An important collection of the IGNCA reference library is the rare volumes, published in the 18th and 19th centuries. The rare book collection in IGNCA comprises out of print volumes, and also the books which are published in limited number. For the sake of convenience, and also for extra care these rare volumes are shelved and classified separately. They are kept in a micro-climate with round the clock temperature and humidity control. Besides, the books are periodically checked and conservation measures taken as and when required.
The Illustrations / drawings published in these rare volumes throw important light on the art, architecture and culture of the bygone eras and the contents provide valuable information which with the passage of time, has faded and distorted due to various reasons. The first hand accounts of foreigners visiting India is undoubtedly valuable for the inquisitive scholar in the field of art and culture.

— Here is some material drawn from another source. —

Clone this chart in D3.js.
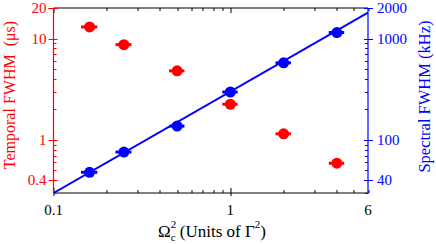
<!DOCTYPE html>
<html>
<head>
<meta charset="utf-8">
<script src="https://cdn.jsdelivr.net/npm/d3@7"></script>
<style>
  body { margin: 0; background: #fff; }
  svg { display: block; }
  svg text { font-family: "Liberation Serif", "Times New Roman", Times, "DejaVu Serif", serif; }
</style>
</head>
<body>
<svg id="chart" width="436" height="244"></svg>
<script>
// Ω_c^2 in units of Γ^2
var omegaSq = [0.16, 0.25, 0.5, 1, 2, 4];
// horizontal error on Ω_c^2
var omegaErr = [0.017, 0.026, 0.05, 0.1, 0.2, 0.4];
// temporal FWHM (µs), left axis
var temporal = [13.0, 8.7, 4.8, 2.25, 1.15, 0.59];
// spectral FWHM (kHz), right axis
var spectral = [48, 76, 137, 297, 576, 1146];
// linear fit of spectral width
var fitX = [0.1, 6];
var fitY = [30, 1800];

var xTickLabels = [0.1, 1, 6];
var leftTickLabels = [20, 10, 1, 0.4];
var rightTickLabels = [2000, 1000, 100, 40];

var RED = '#ff0000';
var BLUE = '#0000ff';
var FONT = '"Liberation Serif", "Times New Roman", serif';

var svg = d3.select('#chart').attr('font-family', FONT);
var margin = {left: 53.5, right: 68, top: 8, bottom: 51};
var W = 436 - margin.left - margin.right;
var H = 244 - margin.top - margin.bottom;

var x = d3.scaleLog().domain([0.1, 6]).range([0, W]);
var yL = d3.scaleLog().domain([0.3, 20]).range([H, 0]);
var yR = d3.scaleLog().domain([30, 2000]).range([H, 0]);

var g = svg.append('g')
  .attr('transform', 'translate(' + margin.left + ',' + margin.top + ')');

g.append('clipPath').attr('id', 'clip')
  .append('rect').attr('width', W).attr('height', H);

// minor tick values for a log domain
function logTicks(domain) {
  var out = [];
  for (var e = -2; e <= 4; e++) {
    for (var m = 1; m < 10; m++) {
      var v = m * Math.pow(10, e);
      if (v >= domain[0] * 0.999 && v <= domain[1] * 1.001) out.push(v);
    }
  }
  return out;
}
function isMajor(v) {
  var l = Math.log10(v);
  return Math.abs(l - Math.round(l)) < 1e-6;
}

// bottom + top axes (black)
var xt = logTicks(x.domain());
var gx = g.append('g').attr('class', 'x-ticks').attr('stroke', '#000').attr('stroke-width', 1);
xt.forEach(function(v) {
  var px = Math.round(x(v)) + 0.5;
  var maj = isMajor(v);
  gx.append('line').attr('x1', px).attr('x2', px)
    .attr('y1', H + (maj ? 3 : 0)).attr('y2', H - (maj ? 5 : 3));
  gx.append('line').attr('x1', px).attr('x2', px)
    .attr('y1', 0).attr('y2', maj ? 5 : 3);
});
g.append('line').attr('x1', 0).attr('x2', W).attr('y1', H).attr('y2', H)
  .attr('stroke', '#000').attr('stroke-width', 1.2);
g.append('line').attr('x1', 0).attr('x2', W).attr('y1', 0).attr('y2', 0)
  .attr('stroke', '#000').attr('stroke-width', 1.2);

g.selectAll('.xlab').data(xTickLabels).enter().append('text')
  .attr('class', 'xlab')
  .attr('x', function(d) { return x(d); })
  .attr('y', H + 22)
  .attr('text-anchor', 'middle')
  .attr('font-size', 15)
  .attr('fill', '#000')
  .text(function(d) { return d; });

// left axis (red)
var yl = logTicks(yL.domain()).concat([20]);
var gl = g.append('g').attr('stroke', RED).attr('stroke-width', 1);
yl.forEach(function(v) {
  var py = Math.round(yL(v)) + 0.5;
  var lab = leftTickLabels.indexOf(v) >= 0;
  gl.append('line').attr('y1', py).attr('y2', py)
    .attr('x1', lab ? -5 : 0).attr('x2', lab ? 4 : 3);
});
g.append('line').attr('x1', 0).attr('x2', 0).attr('y1', 0).attr('y2', H)
  .attr('stroke', RED).attr('stroke-width', 1.2);
g.selectAll('.ylab').data(leftTickLabels).enter().append('text')
  .attr('class', 'ylab')
  .attr('x', -7)
  .attr('y', function(d) { return yL(d) + 5; })
  .attr('text-anchor', 'end')
  .attr('font-size', 15)
  .attr('fill', RED)
  .text(function(d) { return d; });

// right axis (blue)
var yr = logTicks(yR.domain());
var gr = g.append('g').attr('stroke', BLUE).attr('stroke-width', 1);
yr.forEach(function(v) {
  var py = Math.round(yR(v)) + 0.5;
  var lab = rightTickLabels.indexOf(v) >= 0;
  gr.append('line').attr('y1', py).attr('y2', py)
    .attr('x1', W + (lab ? 5 : 0)).attr('x2', W - (lab ? 4 : 3));
});
g.append('line').attr('x1', W).attr('x2', W).attr('y1', 0).attr('y2', H + 1)
  .attr('stroke', BLUE).attr('stroke-width', 1.2);
g.selectAll('.yrlab').data(rightTickLabels).enter().append('text')
  .attr('class', 'yrlab')
  .attr('x', W + 9)
  .attr('y', function(d) { return yR(d) + 5; })
  .attr('text-anchor', 'start')
  .attr('font-size', 15)
  .attr('fill', BLUE)
  .text(function(d) { return d; });

// fit line
var plot = g.append('g').attr('clip-path', 'url(#clip)');
plot.append('path')
  .datum(d3.zip(fitX, fitY))
  .attr('fill', 'none')
  .attr('stroke', BLUE)
  .attr('stroke-width', 2)
  .attr('d', d3.line()
    .x(function(d) { return x(d[0]); })
    .y(function(d) { return yR(d[1]); }));

// points with horizontal error bars
function series(vals, scale, color) {
  var s = g.append('g');
  var data = d3.zip(omegaSq, vals, omegaErr);
  s.selectAll('line.err').data(data).enter().append('line')
    .attr('class', 'err')
    .attr('x1', function(d) { return x(d[0] - d[2]); })
    .attr('x2', function(d) { return x(d[0] + d[2]); })
    .attr('y1', function(d) { return scale(d[1]); })
    .attr('y2', function(d) { return scale(d[1]); })
    .attr('stroke', color)
    .attr('stroke-width', 3);
  s.selectAll('circle').data(data).enter().append('circle')
    .attr('cx', function(d) { return x(d[0]); })
    .attr('cy', function(d) { return scale(d[1]); })
    .attr('r', 5.5)
    .attr('fill', color);
}
series(temporal, yL, RED);
series(spectral, yR, BLUE);

// axis titles
svg.append('text')
  .attr('transform', 'translate(15,95) rotate(-90)')
  .attr('text-anchor', 'middle')
  .attr('font-size', 16)
  .attr('fill', RED)
  .attr('xml:space', 'preserve')
  .text('Temporal FWHM  (\u03bcs)');

svg.append('text')
  .attr('transform', 'translate(429.5,96.5) rotate(-90)')
  .attr('text-anchor', 'middle')
  .attr('font-size', 16.5)
  .attr('fill', BLUE)
  .text('Spectral FWHM (kHz)');

var xt2 = svg.append('text')
  .attr('x', 158)
  .attr('y', 236.5)
  .attr('font-size', 17)
  .attr('fill', '#000');
xt2.append('tspan').text('\u03a9');
xt2.append('tspan').attr('font-size', 11).attr('dy', -9).text('2');
xt2.append('tspan').attr('font-size', 11).attr('dx', -5.5).attr('dy', 13).text('c');
xt2.append('tspan').attr('dy', -4).text(' (Units of \u0393');
xt2.append('tspan').attr('font-size', 11).attr('dy', -9).text('2');
xt2.append('tspan').attr('dy', 9).text(')');
</script>
</body>
</html>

The paper used in the rare books ranges from hand-made to machine made paper with different GSM. The cover of the books is of leather, cloth and resins and the bookbinding is traditional as well as of commercial nature. The manufacturing technique and make of material make it prone to deterioration. If the optimum levels of temperature and humidity are not maintained the paper is bound to become brittle and prone to insect attack as well. It is in view of these factors that the books are shelved separately and hence kept in a round the clock temperature and humidity controlled environment.
The illustrations documented from the illustrated rare books and manuscripts focuses on—painting, sculpture, decorative art, costumes, Hindu deities, dances and its relevance could be best studied and appreciated in context with the textual information. Nevertheless, the illustrations are feast to eyes and generate curiosity and interest to the art connoisseur and common folk alike. The additional data available in the libsys and further the detailed information provided in the books could quench the thirst of a serious researcher in the field.
To make these drawings / illustrations available for scholars for an in-depth study in the field. IGNCA has taken up the task of documenting the drawings / illustrations published in these rare volumes. So far 1200 illustrations / drawings have been documented and slides prepared. The data of the slides is available in the libsys database and the material accessible to scholars. Further, IGNCA is in the process of microfilming this collection. Picture post cards of the illustrated rare books are also available at the sales counter of IGNCA. Along with the slides prepared from the illustrations / drawing a new dimension for a more comprehensive coverage of the Indian art is provided.
Since the rare collection is small it needs to be kept separately and under controlled environment. The contents in the rare collection can be converted into microform and illustrations / drawings transferred into slide form so that there is minimum handling of the original material.
IGNCA has brought out the picture post cards of the illustrations published in rare books. 5 sets each, with 12 illustrations from the following rare books are available at the publication sales counter of IGNCA.
Indian Pigeons and Doves (1913) by E.C.Stuart Baker’s,
Picturesque Illustrations of Ancient Architecture in Hindostan (1847) by James Fergusson,
Calico Painting and Printing in The East Indies in the 17th and 18th centuries (1921) by G.P.Baker,
Birds of Paradise (1873) by D.G.Elliot,
A picturesque voyage to India by the way of China (1810) by Thomas Daniell & William Daniell, etc.
The task of photo-documenting the illustrations in the rare books was initiated with the view to make it available to the academic community at large. It involved selecting the rare books, studying the illustrations as well as noting down the contents. The next phase involved photo-documentation them and preparation of slides. These slides are from rare books which are a valuable asset to the IGNCA collection and would find reference in the future publications. It would also create interest and awareness among the scholars to study this valuable treasure left behind by our predecessors and also to take proper preventive measures for its up keep.
This work will not end here and it is proposed to document the illustrated books housed in other libraries for a better understanding and appreciation of the art heritage.